The Assembly "Resolved that the thanks of this House be given to Lieutenant-Colonel William Campbell of His Majesty's 24th Regiment of Foot for his temperate forbearance and otherwise exemplary and meritorious conduct at Fort Miamis during his command in the year 1794." The Legislative Council likewise voted their thanks for Campbell's "judicious, prudent and spirited conduct."

In response Campbell offered
In His Own Words
"most grateful and unfeigned acknowledgements for this flattering public testimony which made the deepest and most lasting impression."

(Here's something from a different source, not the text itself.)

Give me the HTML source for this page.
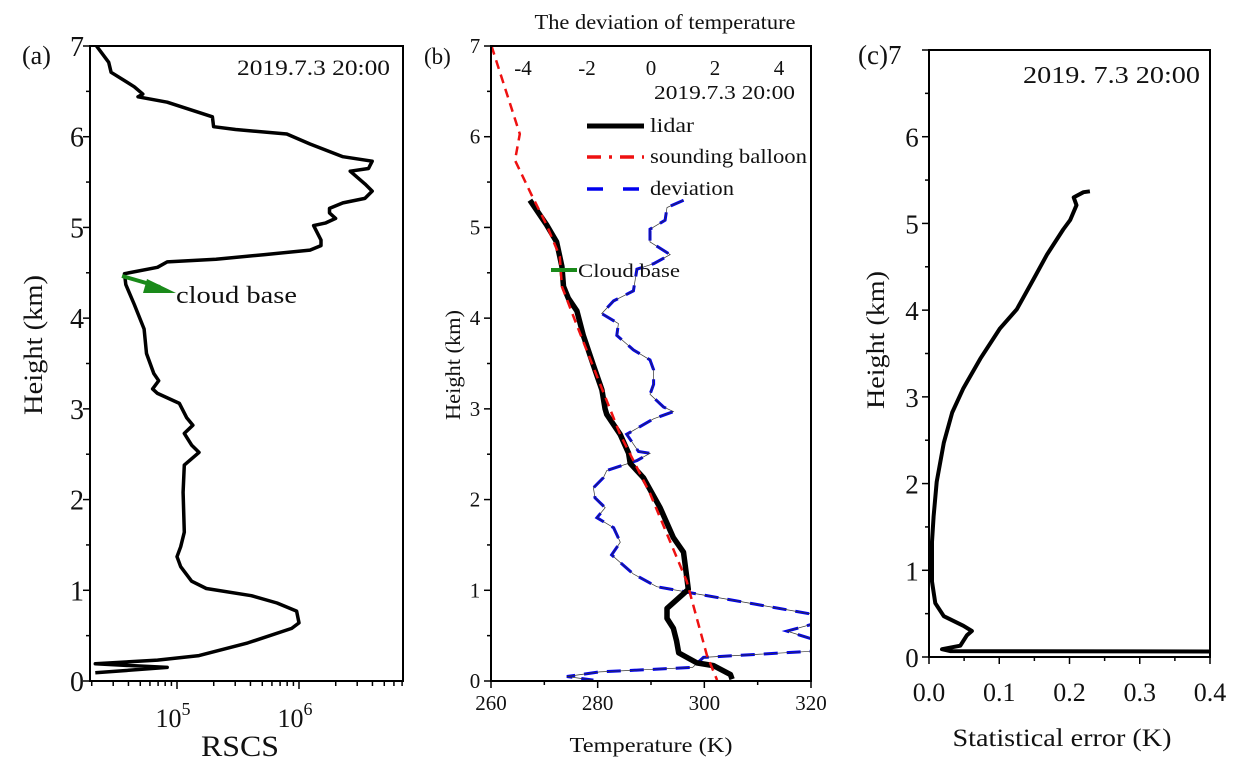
<!DOCTYPE html>
<html><head><meta charset="utf-8"><style>
body{margin:0;background:#fff;}
svg{display:block;font-family:"Liberation Serif",serif;}
</style></head><body>
<svg id="chart" width="1237" height="773" viewBox="0 0 1237 773"></svg>
<script>
// ---------- data ----------
// Panel (a): RSCS (log10) vs height (km)
const rscsLog = [4.34,4.44,4.46,4.65,4.72,4.68,4.92,5.29,5.30,5.48,5.90,6.09,6.36,6.60,6.57,6.42,6.54,6.60,6.54,6.36,6.25,6.25,6.30,6.22,6.12,6.18,6.18,6.09,5.72,5.32,4.92,4.84,4.57,4.58,4.65,4.73,4.75,4.81,4.85,4.80,4.84,5.02,5.08,5.13,5.06,5.12,5.18,5.06,5.05,5.06,5.03,5.00,5.03,5.12,5.24,5.61,5.82,5.98,6.00,5.94,5.58,5.18,4.84,4.33,4.92,4.33];
const rscsH = [7.0,6.82,6.71,6.55,6.47,6.44,6.38,6.22,6.11,6.08,6.03,5.92,5.78,5.73,5.65,5.62,5.48,5.40,5.32,5.27,5.21,5.16,5.10,5.05,5.02,4.86,4.80,4.75,4.70,4.65,4.62,4.56,4.49,4.37,4.15,3.88,3.61,3.39,3.31,3.22,3.17,3.06,2.90,2.82,2.73,2.60,2.52,2.38,2.08,1.64,1.48,1.37,1.26,1.10,1.02,0.94,0.86,0.77,0.64,0.58,0.42,0.28,0.23,0.19,0.15,0.09];
// Panel (b)
const lidarT = [267.3,270.4,272.3,273.3,273.6,274.5,276.1,277.3,279.2,280.8,281.4,281.7,284.2,285.8,286.1,288.6,291.7,294.2,296.1,296.7,297.0,295.5,293.0,293.0,294.2,294.8,295.2,298.6,301.7,304.9,305.2];
const lidarH = [5.30,5.03,4.84,4.57,4.35,4.22,4.08,3.81,3.48,3.21,3.00,2.94,2.72,2.51,2.40,2.24,1.91,1.58,1.42,1.15,1.01,0.93,0.80,0.69,0.58,0.44,0.31,0.20,0.17,0.07,0.02];
const balloonT = [260.1,265.4,264.5,267.6,270.4,272.9,273.3,276.1,279.8,284.2,289.8,296.7,300.5,302.4];
const balloonH = [7.0,6.03,5.74,5.36,5.03,4.68,4.35,3.92,3.37,2.72,2.07,1.10,0.28,0.01];
const devT = [1.02,0.50,0.44,-0.03,-0.03,0.60,0.08,-0.44,-0.55,-1.17,-1.54,-1.02,-1.07,-0.55,-0.03,0.08,0.08,-0.03,0.39,0.70,0.08,-0.76,-0.39,-0.03,-0.44,-1.38,-1.49,-1.80,-1.75,-1.43,-1.69,-1.17,-0.96,-1.23,-0.55,0.18,1.43,3.21,4.98,5.6,4.25,5.6,5.6,1.64,1.3,-1.6,-2.63,-1.8];
const devH = [5.30,5.22,5.08,4.98,4.84,4.70,4.60,4.54,4.30,4.19,4.05,3.94,3.81,3.65,3.54,3.43,3.27,3.16,3.02,2.97,2.89,2.72,2.53,2.51,2.43,2.32,2.24,2.13,2.02,1.91,1.80,1.69,1.53,1.39,1.18,1.04,0.96,0.85,0.74,0.68,0.55,0.40,0.34,0.26,0.15,0.10,0.05,0.01];
// Panel (c)
const errX = [0.40,0.03,0.0185,0.0445,0.054,0.061,0.049,0.021,0.009,0.0043,0.0043,0.0066,0.011,0.021,0.033,0.049,0.073,0.101,0.125,0.149,0.168,0.191,0.201,0.210,0.206,0.220,0.229];
const errH = [0.063,0.068,0.09,0.13,0.25,0.30,0.36,0.47,0.62,0.87,1.33,1.62,2.02,2.47,2.82,3.10,3.44,3.79,4.01,4.36,4.64,4.93,5.04,5.21,5.30,5.36,5.37];
const heightTicks = [0,1,2,3,4,5,6,7];
const tempTicks = [260,280,300,320];
const devTicks = [-4,-2,0,2,4];
const errTicks = [0.0,0.1,0.2,0.3,0.4];

// ---------- helpers ----------
const svg = document.getElementById('chart');
const NS = 'http://www.w3.org/2000/svg';
function mk(tag, attrs, parent){const e=document.createElementNS(NS,tag);for(const k in attrs)e.setAttribute(k,attrs[k]);(parent||svg).appendChild(e);return e;}
function txt(s,x,y,size,anchor,parent,len){const t=mk('text',{x:x,y:y,'font-size':size,'text-anchor':anchor||'middle',fill:'#111'},parent);t.textContent=s;if(len){t.setAttribute('textLength',len);t.setAttribute('lengthAdjust','spacingAndGlyphs');}return t;}
function pathFrom(xs,ys,fx,fy){return xs.map((v,i)=>(i?'L':'M')+fx(v).toFixed(1)+','+fy(ys[i]).toFixed(1)).join(' ');}

// ---------- Panel A ----------
const A={l:90,r:403,t:46,b:681};
const ayA=h=>A.b-(A.b-A.t)*h/7;
const axA=lg=>177+(lg-5)*122;
const gA=mk('g',{});


const clipA=mk('clipPath',{id:'ca'},gA);mk('rect',{x:A.l,y:A.t,width:A.r-A.l,height:A.b-A.t},clipA);
let pa=mk('path',{d:pathFrom(rscsLog,rscsH,axA,ayA),fill:'none',stroke:'#000','stroke-width':3.5,'stroke-linejoin':'round','clip-path':'url(#ca)'},gA);


mk('rect',{x:A.l,y:A.t,width:A.r-A.l,height:A.b-A.t,fill:'none',stroke:'#000','stroke-width':2},gA);
for(let h=0;h<=7;h+=0.5){const y=ayA(h);mk('line',{x1:A.l-(h%1?4:7),x2:A.l,y1:y,y2:y,stroke:'#000','stroke-width':1.5},gA);}
heightTicks.forEach(h=>{const t=txt(String(h),A.l-13,ayA(h)+10,28,'middle',gA);});
for(let d=4;d<=6;d++)for(let m=1;m<10;m++){const lg=d+Math.log10(m);const x=axA(lg);if(x<A.l||x>A.r)continue;mk('line',{x1:x,x2:x,y1:A.b,y2:A.b+(m===1?8:5),stroke:'#000','stroke-width':1.5},gA);}
[5,6].forEach(d=>{const t=mk('text',{x:axA(d)-4,y:727,'font-size':26,'text-anchor':'middle',fill:'#111'},gA);t.textContent='10';const s=mk('tspan',{dy:-12,'font-size':18},t);s.textContent=String(d);});
let ta=txt('RSCS',240,756,30,'middle',gA,78);
let tya=txt('Height (km)',0,0,26,'middle',gA,140);tya.setAttribute('transform','translate(42,345) rotate(-90)');
let la=txt('(a)',22,64,26,'start',gA);
let da=txt('2019.7.3 20:00',237,75,22,'start',gA,153);
// cloud base arrow
mk('line',{x1:122,y1:276,x2:160,y2:287,stroke:'#1a8a1a','stroke-width':4},gA);
mk('polygon',{points:'176,293 147,279 143,293',fill:'#1a8a1a'},gA);
let cb=txt('cloud base',176,303,24,'start',gA,121);

// ---------- Panel B ----------
const B={l:491,r:811,t:46,b:681};
const ayB=h=>B.b-(B.b-B.t)*h/7;
const axB=T=>B.l+(T-260)*(B.r-B.l)/60;
const axD=d=>B.l+(d+5)*(B.r-B.l)/10;
const gB=mk('g',{});


const clipB=mk('clipPath',{id:'cb'},gB);mk('rect',{x:B.l,y:B.t,width:B.r-B.l,height:B.b-B.t},clipB);
let dv=mk('path',{d:pathFrom(devT,devH,axD,ayB),fill:'none',stroke:'#0000ee','stroke-width':3,'stroke-dasharray':'14 9','clip-path':'url(#cb)'},gB);


mk('path',{d:pathFrom(devT,devH,axD,ayB),fill:'none',stroke:'#333','stroke-width':0.7,'clip-path':'url(#cb)'},gB);
let li=mk('path',{d:pathFrom(lidarT,lidarH,axB,ayB),fill:'none',stroke:'#000','stroke-width':5.5,'stroke-linejoin':'round','clip-path':'url(#cb)'},gB);


let bl=mk('path',{d:pathFrom(balloonT,balloonH,axB,ayB),fill:'none',stroke:'#ee1111','stroke-width':2.5,'stroke-dasharray':'9 6','clip-path':'url(#cb)'},gB);


mk('rect',{x:B.l,y:B.t,width:B.r-B.l,height:B.b-B.t,fill:'none',stroke:'#000','stroke-width':2},gB);
for(let h=0;h<=7;h+=0.5){const y=ayB(h);mk('line',{x1:B.l-(h%1?4:7),x2:B.l,y1:y,y2:y,stroke:'#000','stroke-width':1.5},gB);}
heightTicks.forEach(h=>{const t=txt(String(h),B.l-16,ayB(h)+7,21,'middle',gB);});
for(let T=260;T<=320;T+=10){const x=axB(T);mk('line',{x1:x,x2:x,y1:B.b,y2:B.b+(T%20?4:7),stroke:'#000','stroke-width':1.5},gB);}
tempTicks.forEach(T=>{const t=txt(String(T),axB(T),710,21,'middle',gB);});
devTicks.forEach(d=>{const t=txt(String(d),axD(d),75,21,'middle',gB);});
let tb=txt('Temperature  (K)',651,752,21,'middle',gB,163);
let ttb=txt('The deviation of temperature',665,29,21,'middle',gB,261);
let tyb=txt('Height (km)',0,0,21,'middle',gB,110);tyb.setAttribute('transform','translate(460,365) rotate(-90)');
let lb=txt('(b)',424,64,23,'start',gB);
let db=txt('2019.7.3 20:00',654,99,20,'start',gB,141);
// legend
const lg=mk('g',{},gB);
mk('line',{x1:587,x2:644,y1:126,y2:126,stroke:'#000','stroke-width':5},lg);
mk('line',{x1:587,x2:644,y1:157,y2:157,stroke:'#ee1111','stroke-width':3.5,'stroke-dasharray':'14 8 3 8'},lg);
mk('line',{x1:587,x2:644,y1:189,y2:189,stroke:'#0000ee','stroke-width':3.5,'stroke-dasharray':'16 20'},lg);
[['lidar',132,44],['sounding balloon',163,157],['deviation',195,84]].forEach(([s,y,w])=>{const t=txt(s,650,y,20,'start',lg,w);});
mk('line',{x1:551,x2:577,y1:270,y2:270,stroke:'#1a8a1a','stroke-width':4},gB);
let cb2=txt('Cloud base',578,277,19,'start',gB,102);

// ---------- Panel C ----------
const C={l:929,r:1210,t:50,b:657};
const ayC=h=>C.b-(C.b-C.t)*h/7;
const axC=v=>C.l+v*(C.r-C.l)/0.4;
const gC=mk('g',{});


const clipC=mk('clipPath',{id:'cc'},gC);mk('rect',{x:C.l,y:C.t,width:C.r-C.l,height:C.b-C.t},clipC);
let ec=mk('path',{d:pathFrom(errX,errH,axC,ayC),fill:'none',stroke:'#000','stroke-width':4,'stroke-linejoin':'round','clip-path':'url(#cc)'},gC);


mk('rect',{x:C.l,y:C.t,width:C.r-C.l,height:C.b-C.t,fill:'none',stroke:'#000','stroke-width':2},gC);
for(let h=0;h<=7;h+=0.5){const y=ayC(h);mk('line',{x1:C.l-(h%1?4:7),x2:C.l,y1:y,y2:y,stroke:'#000','stroke-width':1.5},gC);}
heightTicks.forEach(h=>{if(h===7)return;const t=txt(String(h),C.l-17,ayC(h)+10,27,'middle',gC);});
for(let v=0;v<=0.4001;v+=0.05){const x=axC(v);mk('line',{x1:x,x2:x,y1:C.b,y2:C.b+(Math.round(v*100)%10?4:7),stroke:'#000','stroke-width':1.5},gC);}
errTicks.forEach(v=>{const t=txt(v.toFixed(1),axC(v),701,26,'middle',gC);});
let tc=txt('Statistical error (K)',1062,746,25,'middle',gC,219);
let tyc=txt('Height (km)',0,0,25,'middle',gC,138);tyc.setAttribute('transform','translate(884,340) rotate(-90)');
let lc=txt('(c)7',858,64,27,'start',gC);
let dc=txt('2019. 7.3 20:00',1023,83,24,'start',gC,177);
</script>
</body></html>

Campbell was subsequently recalled to England where his rank of lieutenant-colonel was confirmed. On May 31st, 1796 he was appointed Governor of Bermuda where he and his wife arrived on the 22nd of November. Shortly thereafter on December 2nd, 1796 Campbell was seized with a fever and died. His monument contains these words.

Thus by one fatal Stroke,
The blessing of his public Virtues
And the endearments of his private Friendship
And his solitary Relict,
Whose Happiness was suspended on the
Tenderness of his Heart,
Endeavours to sooth her Sorrow
By inscribing this Marble with his much loved Name.
Yes! Campbell to this Stone she bears
And Wisdom, Truth and Virtue join
While on her wounded Heart she wears
His sacred Name in deeper Lines.

Campbell's wife returned to England and became a governess to Princess Charlotte, daughter of George IV. She subsequently fell upon hard times and word of Mrs. Campbell's critical financial situation reached Upper Canada Members of the Legislature remembered Campbell's courage and great contribution to the settlement's survival and responded generously. In the estimates of the province for 1819 the amount of 250 pounds was set aside

In The Words of the Legislators
"An allowance to the Widow of the late Colonel Campbell, Governor of Bermudas, in reward of his firm and judicious conduct and able services at the Myamis and in consideration of Mrs. Campbell's straitened circumstances."